Rail News: Rail Industry Trends

Bank of America Securities' shipper survey shows railroads' performance on the uptick as year winds down



How are railroads performing so far in the fall peak? Not too shabbily, according to Bank of America Securities’ fourth-quarter survey of about 1,400 rail shippers.

Thirty-three percent of the respondents said rail service had improved compared with 26 percent in the firm’s third-quarter survey. In addition, 58 percent of the respondents believed service hadn’t changed and only 8 percent said service had worsened compared with 19 percent in the third-quarter poll.

“These results are encouraging, though we note lower volume growth, which is putting less pressure on the networks, likely is partly responsible,” said analyst Scott Flower in a survey summary.
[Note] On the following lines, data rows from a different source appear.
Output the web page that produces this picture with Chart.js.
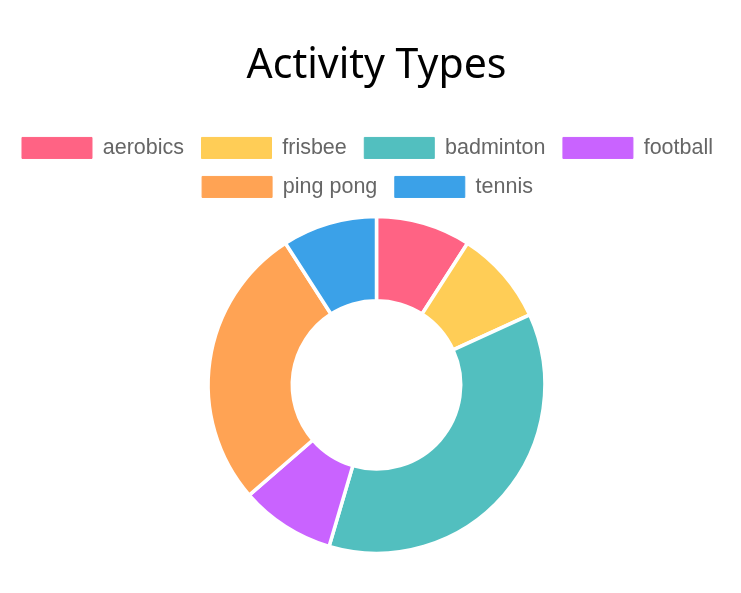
<!DOCTYPE html>
<html>
<head>
<meta charset="utf-8">
<script src="https://cdn.jsdelivr.net/npm/chart.js@4"></script>
<style>
html,body{margin:0;padding:0;background:#fff;}
#wrap{width:741px;height:593px;}
</style>
</head>
<body>
<div id="wrap"><canvas id="c" width="741" height="593"></canvas></div>
<script>
const categories = ["aerobics", "frisbee", "badminton", "football", "ping pong", "tennis"];
const values = [1, 1, 4, 1, 3, 1];
const colors = ["#ff6384", "#ffcd56", "#52bfbf", "#c963ff", "#ffa354", "#3ba1e8"];
const titleText = "Activity Types";

const legendTweak = {
  id: "legendTweak",
  afterInit(chart) {
    const lg = chart.legend;
    const orig = lg.fit;
    lg.fit = function () { orig.call(this); this.height += 7; };
  },
  afterLayout(chart) {
    const lg = chart.legend;
    lg.left -= 9; lg.right -= 9;
  }
};

new Chart(document.getElementById("c"), {
  type: "doughnut",
  data: {
    labels: categories,
    datasets: [{
      data: values,
      backgroundColor: colors,
      borderColor: "#ffffff",
      borderWidth: 3.5
    }]
  },
  options: {
    responsive: false,
    animation: false,
    cutout: "50%",
    layout: { padding: { top: 32, bottom: 38, left: 12, right: 0 } },
    plugins: {
      title: {
        display: true,
        text: titleText,
        color: "#000",
        font: { family: "'Noto Sans', sans-serif", size: 41, weight: "normal" },
        padding: { top: 10, bottom: 28.5 }
      },
      legend: {
        position: "top",
        labels: {
          boxWidth: 70,
          boxHeight: 21,
          padding: 17.5,
          color: "#666",
          font: { family: "'Liberation Sans', Arial, sans-serif", size: 21.5 },
          generateLabels(chart) {
            const items = Chart.overrides.doughnut.plugins.legend.labels.generateLabels(chart);
            return items.map(it => Object.assign(it, { strokeStyle: it.fillStyle, lineWidth: 1 }));
          }
        }
      },
      tooltip: { enabled: false }
    }
  },
  plugins: [legendTweak]
});
</script>
</body>
</html>
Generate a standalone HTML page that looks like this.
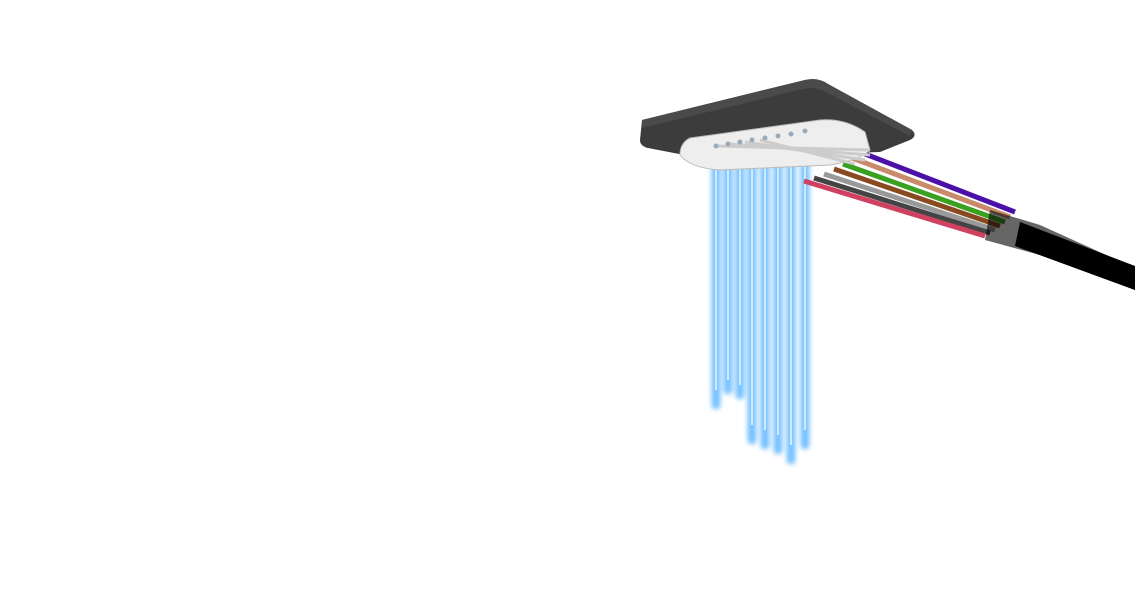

Canadian National Railway Co., BNSF Railway Co. and Norfolk Southern Corp. received the highest marks from shippers as having the best price-service relationships. Union Pacific Railroad received the lowest mark.

On average, shippers anticipated rail rates increasing about 4.9 percent during the next six to 12 months — down from a projected 5.3 percent rate hike noted in the third-quarter survey.

“We believe a variety of factors, such as lesser rail fuel intensity vs. alternative modes, may sustain pricing rates in the near term,” said Flower. “[But] loosening truckload capacity and lower fuel prices may lessen the pace of yield growth on a lagging basis.”